Knocknagoshel is a village in northeast County Kerry, close to the Limerick border and close enough to the Cork border. Knocknagoshel is a place remembered in Irish history for the extraordinary banner carried aloft by local men at a rally addressed by Irish politician Charles Stewart Parnell, in Newcastle West in 1891. "Arise Knocknagoshel, and take your place among the nations of the earth!" The banner-bearing of 1891 is today commemorated with a plaque on the gable end of a house in the centre of Knocknagoshel village.
Just outside the village is a steeply inclined field, which in 1923 was part of Baranarigh Wood, where five soldiers of the Irish Free State National Army were killed by a booby trap mine on 6 March of that year during the Irish Civil War. The men killed at Knocknagoshel included three officers and two privates, one of whom was a local man. Lieutenant Pat O’Connor was targeted by the Anti-Treaty IRA because of his knowledge of the local IRA organisation and the men involved in it and because of the brutal manner in which he pursued the anti-treaty guerrillas. The soldiers were lured into the trap by false information about a Republican dug out in the area. The atrocity was to lead to a series of reprisals against the anti-treaty side; Free State troops killed 19 Republican prisoners in Kerry over the following two weeks (see Executions during the Irish Civil War).
The Gaelic footballer Eddie Walsh, who played at half-back with the Kerry senior football team, was from Knocknagoshel.
Knocknagoshel Halloween Group hosts a yearly ghost trail which commences adjacent to the village church and continues along the Well Road with the end of the trail located opposite the funeral home.

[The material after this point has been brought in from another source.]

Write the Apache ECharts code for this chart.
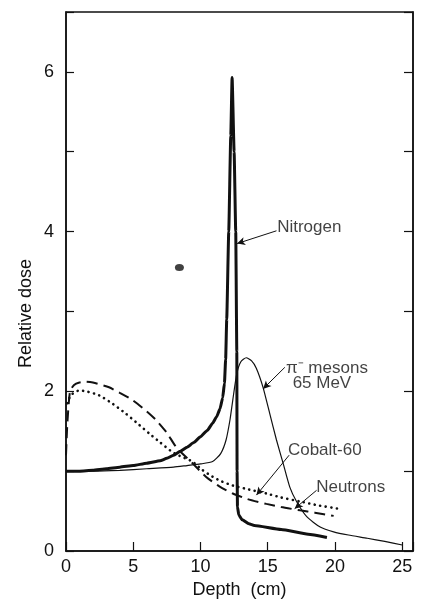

The ghost trail began in 1994 and was originally designed to cater for the local children but as the years progressed, its popularity grew and by 2009 there were thousands of people from every corner of Ireland attending the festival. The festival takes place on the Sunday of the October Bank Holiday weekend every year and all of the funds raised are distributed amongst the local community groups and nominated charities.